Once it’s placed on the grill, leave the fish alone. If you flip the filet before a crust forms, the skin will tear. Wait for the fish to loosen itself from the grill and then gently flip it over. It’s much easier to do this with a large fish spatula.
So, there you have it. Mango Salsa Salmon is another healthy fish recipe that’s quick and easy to make on the grill.
This post was originally published on May 13, 2019. Additional content was added for republishing on July 6, 2021.
Mango Salsa Salmon on the Grill
- 24 oz skin-on salmon fillets 4 (6-oz.) filets
- 1 tbsp olive oil or cooking spray
- kosher salt
- black pepper
Mango Avocado Salsa
- 2 avocados seeded and cubed
- 1 mango seeded and cubed
- 1/2 small red onion diced
- 1 serrano chile or other chili pepper of choice
- 1/3 cup cilantro chopped
- 2 limes juiced
- 1 tbsp olive oil
- black pepper
- Preheat BBQ grill to 450°F. or preheat grill pan on stove over medium-high heat.
- In a bowl, whisk together the oil, lime juice, salt and pepper.
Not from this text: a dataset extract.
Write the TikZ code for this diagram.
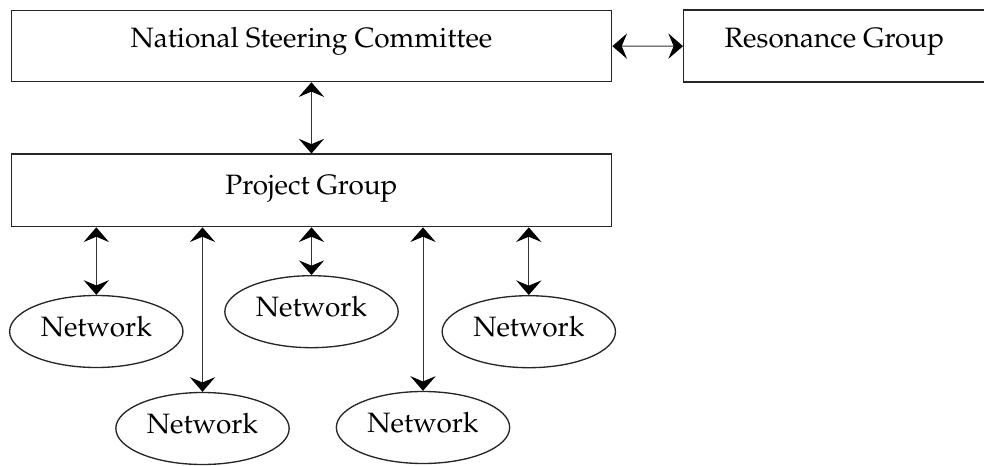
\documentclass[tikz,border=0pt]{standalone}
\usepackage[T1]{fontenc}
\usepackage{mathpazo}
\usetikzlibrary{arrows.meta,shapes.geometric}
\tikzset{
  boxline/.style={draw=black!85, line width=1pt},
  rbox/.style={boxline, rectangle, inner xsep=0pt, inner ysep=0pt, anchor=north west,
    font=\fontsize{21}{25}\selectfont},
  netnode/.style={boxline, ellipse, inner sep=0pt, minimum width=130pt, minimum height=54pt,
    text height=11.25pt, text depth=4.5pt, font=\fontsize{21}{25}\selectfont},
  link/.style={draw=black!80, line width=0.75pt,
    >={Stealth[length=11pt,width=19pt,inset=4pt,color=black]}, <->}
}
\begin{document}
\begin{tikzpicture}[x=0.75pt,y=-0.75pt]
\useasboundingbox (0,0) rectangle (984,466);
\node[rbox, minimum width=450.4pt, text height=27.5pt, text depth=25.7pt] (nsc) at (10.5,10) {National Steering Committee};
\node[rbox, minimum width=226pt, text height=27.9pt, text depth=26.1pt] (res) at (683,9.5) {Resonance Group};
\node[rbox, minimum width=450.4pt, text height=30pt, text depth=24.4pt] (pg) at (10.5,153.5) {Project Group};
\node[netnode] (e1) at (96.3,331.5) {Network};
\node[netnode] (e2) at (202.5,428.5) {Network};
\node[netnode] (e3) at (311.5,311.7) {Network};
\node[netnode] (e4) at (423,427.5) {Network};
\node[netnode] (e5) at (528.8,331.7) {Network};
\draw[link] (nsc.east) -- (res.west);
\draw[link] (nsc.south) -- (pg.north);
\foreach \e in {e1,e2,e3,e4,e5}{
  \draw[link] (pg.south -| \e.north) -- (\e.north);
}
\end{tikzpicture}
\end{document}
Add the diced avocado, mangoes, onion, serrano chili and cilantro. Toss to coat and set aside.
- Rub olive oil or cooking spray on both sides of salmon filets and sprinkle with kosher salt and black pepper.
- Place salmon skin side down first and grill 3 minutes, then flip fish over and cook for another 3 minutes. Salmon should look opaque and flake easily when pulled with tines of a fork. Remove from grill and let fish rest a minute or two before serving.
- Serve grilled salmon topped with mango avocado salsa and lime slices (optional).
The information shown is an estimate provided by an online nutrition calculator. It should not be considered a substitute for a professional nutritionist’s advice.